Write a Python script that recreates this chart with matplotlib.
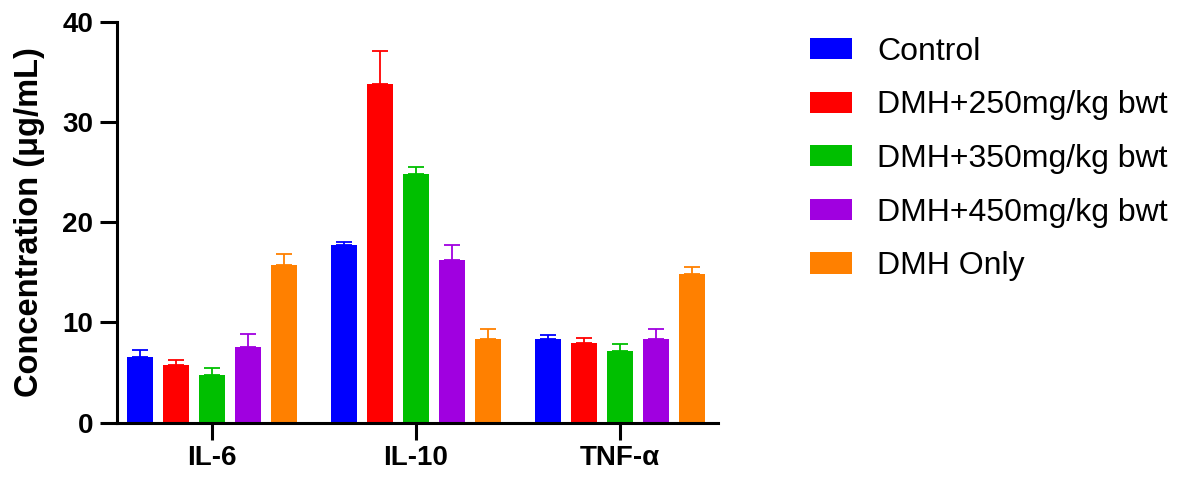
import matplotlib
matplotlib.use("Agg")
import matplotlib.pyplot as plt
import numpy as np

plt.rcParams['font.family'] = ['Liberation Sans', 'DejaVu Sans']

categories = ["IL-6", "IL-10", "TNF-α"]
groups = ["Control", "DMH+250mg/kg bwt", "DMH+350mg/kg bwt", "DMH+450mg/kg bwt", "DMH Only"]
colors = ["#0000FF", "#FF0000", "#00BF00", "#A000E0", "#FF8000"]

control = [6.6, 17.7, 8.4]
dmh250 = [5.8, 33.8, 8.0]
dmh350 = [4.8, 24.8, 7.2]
dmh450 = [7.6, 16.2, 8.4]
dmh_only = [15.7, 8.35, 14.8]

control_err = [0.7, 0.3, 0.3]
dmh250_err = [0.5, 3.3, 0.5]
dmh350_err = [0.7, 0.7, 0.7]
dmh450_err = [1.2, 1.5, 0.9]
dmh_only_err = [1.1, 0.95, 0.7]

values = [control, dmh250, dmh350, dmh450, dmh_only]
errors = [control_err, dmh250_err, dmh350_err, dmh450_err, dmh_only_err]

fig = plt.figure(figsize=(11.86, 4.79), dpi=100)
ax = fig.add_axes([0.0987, 0.1175, 0.5063, 0.8372])

x = np.arange(len(categories))
pitch = 0.1765
width = 0.127
for i, (vals, errs, col, name) in enumerate(zip(values, errors, colors, groups)):
    pos = x + (i - 2) * pitch
    ax.bar(pos, vals, width=width, color=col, label=name, zorder=2)
    ax.errorbar(pos, vals, yerr=[np.zeros(len(errs)), errs], fmt='none',
                ecolor=col, elinewidth=1.3, capsize=5.5, capthick=1.3, zorder=1)

ax.set_xlim(-0.464, 2.48)
ax.set_ylim(0, 40)
ax.set_yticks([0, 10, 20, 30, 40])
ax.set_xticks(x)
ax.set_xticklabels(categories)

for s in ['top', 'right']:
    ax.spines[s].set_visible(False)
for s in ['left', 'bottom']:
    ax.spines[s].set_linewidth(2.2)
ax.tick_params(axis='both', width=2.2, length=12, labelsize=20, direction='out')
ax.tick_params(axis='x', pad=4)
ax.tick_params(axis='y', pad=5)
for lab in ax.get_xticklabels() + ax.get_yticklabels():
    lab.set_fontweight('bold')
ax.set_ylabel("Concentration (μg/mL)", fontsize=23.5, fontweight='bold')
ax.yaxis.set_label_coords(-0.12, 0.5)

fig.legend(loc='upper left', bbox_to_anchor=(0.672, 0.95), frameon=False,
           fontsize=23, handlelength=1.32, handleheight=0.64, handletextpad=0.8,
           labelspacing=0.74, borderaxespad=0)

fig.savefig("out.png", dpi=100)
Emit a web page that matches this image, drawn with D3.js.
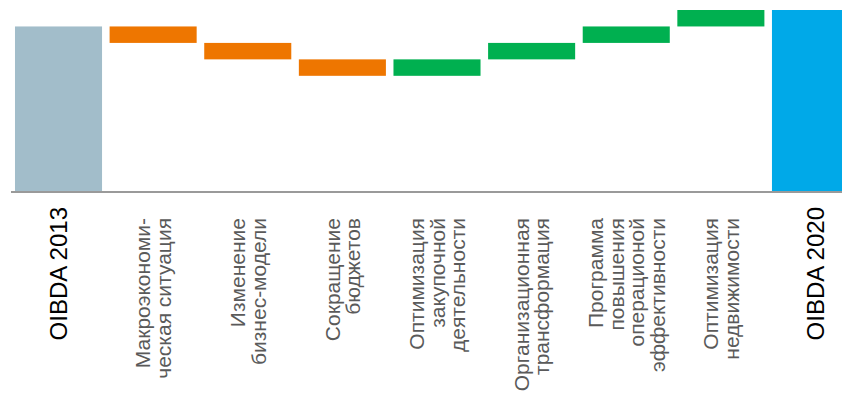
<!DOCTYPE html>
<html>
<head>
<meta charset="utf-8">
<script src="https://cdn.jsdelivr.net/npm/d3@7"></script>
<style>
  html, body { margin: 0; padding: 0; background: #fff; overflow: hidden; }
  svg { display: block; }
  text { font-family: "Liberation Sans", Arial, sans-serif; }
</style>
</head>
<body>
<svg id="chart" width="842" height="393"></svg>
<script>
// Waterfall: OIBDA 2013 -> drivers -> OIBDA 2020
const categories = [
  "OIBDA 2013",
  "Макроэкономи-\nческая ситуация",
  "Изменение\nбизнес-модели",
  "Сокращение\nбюджетов",
  "Оптимизация\nзакупочной\nдеятельности",
  "Организационная\nтрансформация",
  "Программа\nповышения\nоперационой\nэффективности",
  "Оптимизация\nнедвижимости",
  "OIBDA 2020"
];
const values = [10, -1, -1, -1, 1, 1, 1, 1, 11];
const kinds  = ["total", "delta", "delta", "delta", "delta", "delta", "delta", "delta", "total"];

const colors = {
  start: "#A2BDCA",
  down: "#EE7600",
  up: "#00B050",
  end: "#00A9E8"
};

// running start/end for each step
let run = 0;
const bars = categories.map((c, i) => {
  let y0, y1, fill;
  if (kinds[i] === "total") {
    y0 = 0; y1 = values[i]; run = values[i];
    fill = i === 0 ? colors.start : colors.end;
  } else {
    y0 = run; y1 = run + values[i]; run = y1;
    fill = values[i] < 0 ? colors.down : colors.up;
  }
  return { cat: c, lo: Math.min(y0, y1), hi: Math.max(y0, y1), fill, total: kinds[i] === "total" };
});

const svg = d3.select("#chart");

const x = d3.scaleBand()
  .domain(categories)
  .range([11.2, 862.8])
  .paddingInner(0.08)
  .paddingOuter(0.04);

const y = d3.scaleLinear()
  .domain([0, d3.max(bars, d => d.hi)])
  .range([191, 10]);

svg.append("g")
  .selectAll("rect")
  .data(bars)
  .join("rect")
  .attr("x", d => x(d.cat))
  .attr("width", x.bandwidth())
  .attr("y", d => y(d.hi))
  .attr("height", d => y(d.lo) - y(d.hi))
  .attr("fill", d => d.fill);

// baseline
svg.append("line")
  .attr("x1", 11).attr("x2", 862.8)
  .attr("y1", 192).attr("y2", 192)
  .attr("stroke", "#9a9a9a")
  .attr("stroke-width", 2);

// rotated category labels
const labels = svg.append("g")
  .selectAll("text")
  .data(bars)
  .join("text")
  .attr("text-anchor", "end")
  .attr("fill", d => d.total ? "#000" : "#5a5a5a")
  .attr("font-size", d => d.total ? 24 : 21)
  .attr("transform", d => {
    const cx = x(d.cat) + x.bandwidth() / 2;
    const top = d.total ? 207 : 218;
    return `translate(${cx},${top}) rotate(-90)`;
  });

labels.each(function(d) {
  const lines = d.cat.split("\n");
  const fs = d.total ? 24 : 21;
  const lh = 20.5;
  const n = lines.length;
  d3.select(this).selectAll("tspan")
    .data(lines)
    .join("tspan")
    .attr("x", 0)
    .attr("y", (t, i) => (i - (n - 1) / 2) * lh + 0.36 * fs)
    .text(t => t);
});
</script>
</body>
</html>
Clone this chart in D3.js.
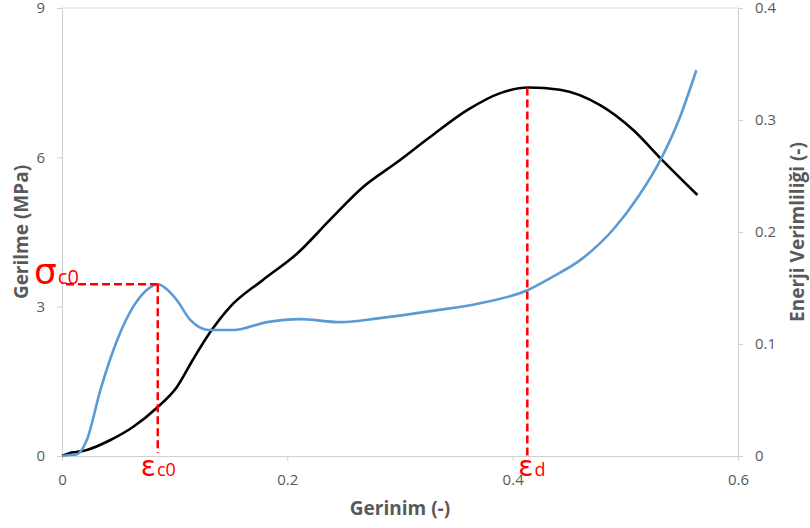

● **TASK DESCRIPTION**
Write out nothing but the lines from the start of the data through the line with "dmh_only = [15.7, 8.35, 14.8]". Leave out the pictures.

● **ANSWER TO THIS PROBLEM**
Write a Python script that recreates this chart with matplotlib.
import matplotlib
matplotlib.use("Agg")
import matplotlib.pyplot as plt
import numpy as np

plt.rcParams['font.family'] = ['Liberation Sans', 'DejaVu Sans']

categories = ["IL-6", "IL-10", "TNF-α"]
groups = ["Control", "DMH+250mg/kg bwt", "DMH+350mg/kg bwt", "DMH+450mg/kg bwt", "DMH Only"]
colors = ["#0000FF", "#FF0000", "#00BF00", "#A000E0", "#FF8000"]

control = [6.6, 17.7, 8.4]
dmh250 = [5.8, 33.8, 8.0]
dmh350 = [4.8, 24.8, 7.2]
dmh450 = [7.6, 16.2, 8.4]
dmh_only = [15.7, 8.35, 14.8]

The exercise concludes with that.